** BEGIN Data provided **

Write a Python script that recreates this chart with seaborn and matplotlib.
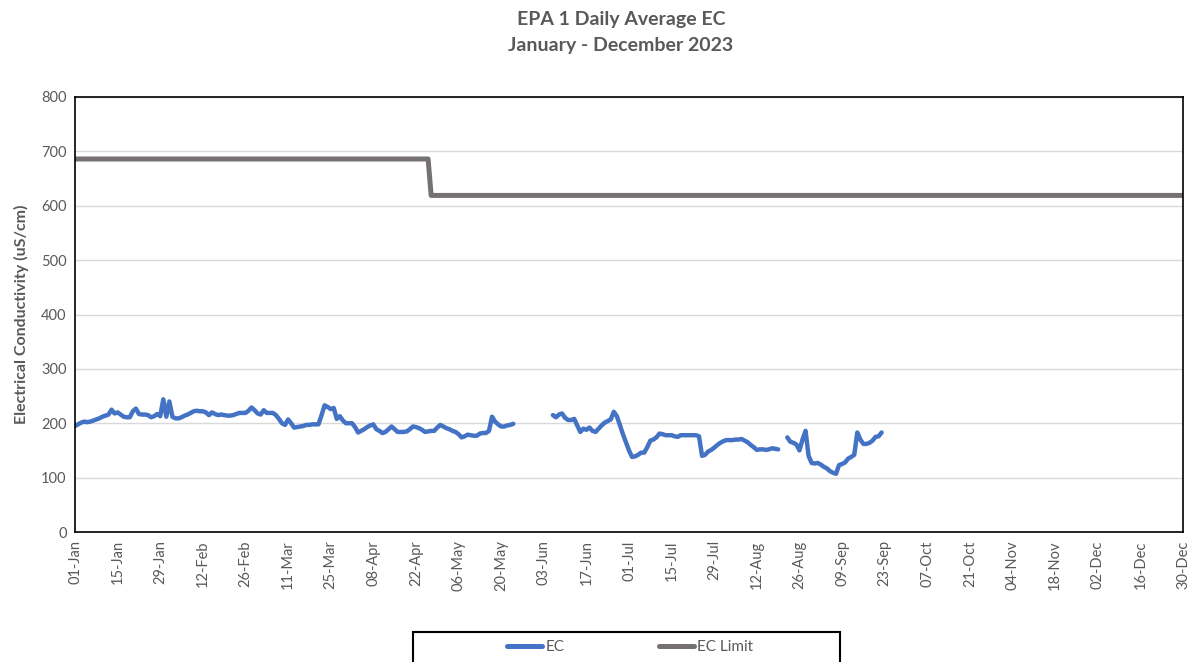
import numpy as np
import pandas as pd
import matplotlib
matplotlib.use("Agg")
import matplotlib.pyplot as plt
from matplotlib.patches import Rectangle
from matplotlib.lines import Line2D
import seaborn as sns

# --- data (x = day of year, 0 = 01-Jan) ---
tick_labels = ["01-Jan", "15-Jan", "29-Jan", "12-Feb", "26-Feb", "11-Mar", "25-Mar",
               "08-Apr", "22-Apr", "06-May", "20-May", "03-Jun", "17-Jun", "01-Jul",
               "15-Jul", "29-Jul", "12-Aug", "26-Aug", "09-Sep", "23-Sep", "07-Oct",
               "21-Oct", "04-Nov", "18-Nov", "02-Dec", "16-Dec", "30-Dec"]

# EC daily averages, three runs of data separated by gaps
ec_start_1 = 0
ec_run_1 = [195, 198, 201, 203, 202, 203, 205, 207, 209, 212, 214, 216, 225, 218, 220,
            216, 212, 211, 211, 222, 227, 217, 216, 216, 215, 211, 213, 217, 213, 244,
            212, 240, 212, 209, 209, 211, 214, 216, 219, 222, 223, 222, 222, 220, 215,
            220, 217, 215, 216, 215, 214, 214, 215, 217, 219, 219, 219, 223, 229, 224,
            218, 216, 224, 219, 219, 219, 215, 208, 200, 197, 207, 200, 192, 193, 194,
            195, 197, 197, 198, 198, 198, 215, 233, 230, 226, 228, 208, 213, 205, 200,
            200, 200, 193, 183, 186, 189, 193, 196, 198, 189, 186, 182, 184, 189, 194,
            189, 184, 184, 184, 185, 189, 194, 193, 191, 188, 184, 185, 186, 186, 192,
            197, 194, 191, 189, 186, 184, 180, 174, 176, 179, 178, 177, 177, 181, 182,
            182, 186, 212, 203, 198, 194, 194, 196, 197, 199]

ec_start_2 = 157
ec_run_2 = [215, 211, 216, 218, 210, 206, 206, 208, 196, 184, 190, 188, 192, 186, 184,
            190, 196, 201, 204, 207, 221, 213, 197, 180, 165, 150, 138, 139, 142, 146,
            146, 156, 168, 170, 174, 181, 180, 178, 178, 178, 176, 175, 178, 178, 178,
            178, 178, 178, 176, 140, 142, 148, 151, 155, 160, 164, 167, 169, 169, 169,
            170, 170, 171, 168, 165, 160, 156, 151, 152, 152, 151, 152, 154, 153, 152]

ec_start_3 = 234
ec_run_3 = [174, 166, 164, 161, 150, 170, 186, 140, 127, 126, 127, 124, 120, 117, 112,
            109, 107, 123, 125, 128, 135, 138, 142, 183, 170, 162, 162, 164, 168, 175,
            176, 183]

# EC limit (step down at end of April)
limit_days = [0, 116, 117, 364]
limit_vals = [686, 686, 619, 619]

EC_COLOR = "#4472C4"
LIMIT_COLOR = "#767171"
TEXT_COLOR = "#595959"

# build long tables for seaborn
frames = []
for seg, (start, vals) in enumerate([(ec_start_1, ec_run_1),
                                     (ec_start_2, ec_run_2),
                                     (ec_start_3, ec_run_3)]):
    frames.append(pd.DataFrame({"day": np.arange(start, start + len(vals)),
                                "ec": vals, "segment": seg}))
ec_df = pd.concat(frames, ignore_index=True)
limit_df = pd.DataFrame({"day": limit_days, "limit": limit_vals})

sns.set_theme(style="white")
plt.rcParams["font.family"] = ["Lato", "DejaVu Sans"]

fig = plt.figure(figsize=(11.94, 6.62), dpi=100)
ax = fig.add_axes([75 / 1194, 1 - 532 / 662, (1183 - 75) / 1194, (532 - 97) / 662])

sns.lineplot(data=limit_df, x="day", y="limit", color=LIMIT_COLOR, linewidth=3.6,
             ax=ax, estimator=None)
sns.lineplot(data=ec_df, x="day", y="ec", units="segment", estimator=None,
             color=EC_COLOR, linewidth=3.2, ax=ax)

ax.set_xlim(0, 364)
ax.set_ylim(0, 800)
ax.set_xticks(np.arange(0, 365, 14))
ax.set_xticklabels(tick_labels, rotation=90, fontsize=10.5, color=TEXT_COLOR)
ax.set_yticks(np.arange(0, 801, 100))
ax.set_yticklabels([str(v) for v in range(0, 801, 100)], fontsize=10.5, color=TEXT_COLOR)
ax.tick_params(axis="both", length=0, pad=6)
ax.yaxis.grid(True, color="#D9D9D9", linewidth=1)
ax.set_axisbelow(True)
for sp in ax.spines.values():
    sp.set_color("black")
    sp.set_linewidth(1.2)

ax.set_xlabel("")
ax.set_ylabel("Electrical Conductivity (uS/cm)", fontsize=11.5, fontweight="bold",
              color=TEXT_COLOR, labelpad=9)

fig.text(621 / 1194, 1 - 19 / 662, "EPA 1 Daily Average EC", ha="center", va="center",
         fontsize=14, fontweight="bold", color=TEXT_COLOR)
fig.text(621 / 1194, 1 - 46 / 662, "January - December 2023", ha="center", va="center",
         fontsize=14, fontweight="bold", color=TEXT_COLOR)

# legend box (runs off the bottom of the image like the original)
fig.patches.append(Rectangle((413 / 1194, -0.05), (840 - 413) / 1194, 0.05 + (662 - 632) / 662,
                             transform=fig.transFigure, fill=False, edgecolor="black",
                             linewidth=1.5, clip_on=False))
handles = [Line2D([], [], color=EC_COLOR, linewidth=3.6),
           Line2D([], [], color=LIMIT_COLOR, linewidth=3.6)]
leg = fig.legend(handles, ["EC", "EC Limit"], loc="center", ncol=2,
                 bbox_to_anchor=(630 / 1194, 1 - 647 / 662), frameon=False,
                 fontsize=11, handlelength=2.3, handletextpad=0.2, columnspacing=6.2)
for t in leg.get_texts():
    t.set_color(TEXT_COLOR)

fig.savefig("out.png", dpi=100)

** END Data provided **

**Task to carry out**
Make an exact copy of all the material, but keep the pictures out of it.

**Exercise output**
Write a Python script that recreates this chart with seaborn and matplotlib.
import numpy as np
import pandas as pd
import matplotlib
matplotlib.use("Agg")
import matplotlib.pyplot as plt
from matplotlib.patches import Rectangle
from matplotlib.lines import Line2D
import seaborn as sns

# --- data (x = day of year, 0 = 01-Jan) ---
tick_labels = ["01-Jan", "15-Jan", "29-Jan", "12-Feb", "26-Feb", "11-Mar", "25-Mar",
               "08-Apr", "22-Apr", "06-May", "20-May", "03-Jun", "17-Jun", "01-Jul",
               "15-Jul", "29-Jul", "12-Aug", "26-Aug", "09-Sep", "23-Sep", "07-Oct",
               "21-Oct", "04-Nov", "18-Nov", "02-Dec", "16-Dec", "30-Dec"]

# EC daily averages, three runs of data separated by gaps
ec_start_1 = 0
ec_run_1 = [195, 198, 201, 203, 202, 203, 205, 207, 209, 212, 214, 216, 225, 218, 220,
            216, 212, 211, 211, 222, 227, 217, 216, 216, 215, 211, 213, 217, 213, 244,
            212, 240, 212, 209, 209, 211, 214, 216, 219, 222, 223, 222, 222, 220, 215,
            220, 217, 215, 216, 215, 214, 214, 215, 217, 219, 219, 219, 223, 229, 224,
            218, 216, 224, 219, 219, 219, 215, 208, 200, 197, 207, 200, 192, 193, 194,
            195, 197, 197, 198, 198, 198, 215, 233, 230, 226, 228, 208, 213, 205, 200,
            200, 200, 193, 183, 186, 189, 193, 196, 198, 189, 186, 182, 184, 189, 194,
            189, 184, 184, 184, 185, 189, 194, 193, 191, 188, 184, 185, 186, 186, 192,
            197, 194, 191, 189, 186, 184, 180, 174, 176, 179, 178, 177, 177, 181, 182,
            182, 186, 212, 203, 198, 194, 194, 196, 197, 199]

ec_start_2 = 157
ec_run_2 = [215, 211, 216, 218, 210, 206, 206, 208, 196, 184, 190, 188, 192, 186, 184,
            190, 196, 201, 204, 207, 221, 213, 197, 180, 165, 150, 138, 139, 142, 146,
            146, 156, 168, 170, 174, 181, 180, 178, 178, 178, 176, 175, 178, 178, 178,
            178, 178, 178, 176, 140, 142, 148, 151, 155, 160, 164, 167, 169, 169, 169,
            170, 170, 171, 168, 165, 160, 156, 151, 152, 152, 151, 152, 154, 153, 152]

ec_start_3 = 234
ec_run_3 = [174, 166, 164, 161, 150, 170, 186, 140, 127, 126, 127, 124, 120, 117, 112,
            109, 107, 123, 125, 128, 135, 138, 142, 183, 170, 162, 162, 164, 168, 175,
            176, 183]

# EC limit (step down at end of April)
limit_days = [0, 116, 117, 364]
limit_vals = [686, 686, 619, 619]

EC_COLOR = "#4472C4"
LIMIT_COLOR = "#767171"
TEXT_COLOR = "#595959"

# build long tables for seaborn
frames = []
for seg, (start, vals) in enumerate([(ec_start_1, ec_run_1),
                                     (ec_start_2, ec_run_2),
                                     (ec_start_3, ec_run_3)]):
    frames.append(pd.DataFrame({"day": np.arange(start, start + len(vals)),
                                "ec": vals, "segment": seg}))
ec_df = pd.concat(frames, ignore_index=True)
limit_df = pd.DataFrame({"day": limit_days, "limit": limit_vals})

sns.set_theme(style="white")
plt.rcParams["font.family"] = ["Lato", "DejaVu Sans"]

fig = plt.figure(figsize=(11.94, 6.62), dpi=100)
ax = fig.add_axes([75 / 1194, 1 - 532 / 662, (1183 - 75) / 1194, (532 - 97) / 662])

sns.lineplot(data=limit_df, x="day", y="limit", color=LIMIT_COLOR, linewidth=3.6,
             ax=ax, estimator=None)
sns.lineplot(data=ec_df, x="day", y="ec", units="segment", estimator=None,
             color=EC_COLOR, linewidth=3.2, ax=ax)

ax.set_xlim(0, 364)
ax.set_ylim(0, 800)
ax.set_xticks(np.arange(0, 365, 14))
ax.set_xticklabels(tick_labels, rotation=90, fontsize=10.5, color=TEXT_COLOR)
ax.set_yticks(np.arange(0, 801, 100))
ax.set_yticklabels([str(v) for v in range(0, 801, 100)], fontsize=10.5, color=TEXT_COLOR)
ax.tick_params(axis="both", length=0, pad=6)
ax.yaxis.grid(True, color="#D9D9D9", linewidth=1)
ax.set_axisbelow(True)
for sp in ax.spines.values():
    sp.set_color("black")
    sp.set_linewidth(1.2)

ax.set_xlabel("")
ax.set_ylabel("Electrical Conductivity (uS/cm)", fontsize=11.5, fontweight="bold",
              color=TEXT_COLOR, labelpad=9)

fig.text(621 / 1194, 1 - 19 / 662, "EPA 1 Daily Average EC", ha="center", va="center",
         fontsize=14, fontweight="bold", color=TEXT_COLOR)
fig.text(621 / 1194, 1 - 46 / 662, "January - December 2023", ha="center", va="center",
         fontsize=14, fontweight="bold", color=TEXT_COLOR)

# legend box (runs off the bottom of the image like the original)
fig.patches.append(Rectangle((413 / 1194, -0.05), (840 - 413) / 1194, 0.05 + (662 - 632) / 662,
                             transform=fig.transFigure, fill=False, edgecolor="black",
                             linewidth=1.5, clip_on=False))
handles = [Line2D([], [], color=EC_COLOR, linewidth=3.6),
           Line2D([], [], color=LIMIT_COLOR, linewidth=3.6)]
leg = fig.legend(handles, ["EC", "EC Limit"], loc="center", ncol=2,
                 bbox_to_anchor=(630 / 1194, 1 - 647 / 662), frameon=False,
                 fontsize=11, handlelength=2.3, handletextpad=0.2, columnspacing=6.2)
for t in leg.get_texts():
    t.set_color(TEXT_COLOR)

fig.savefig("out.png", dpi=100)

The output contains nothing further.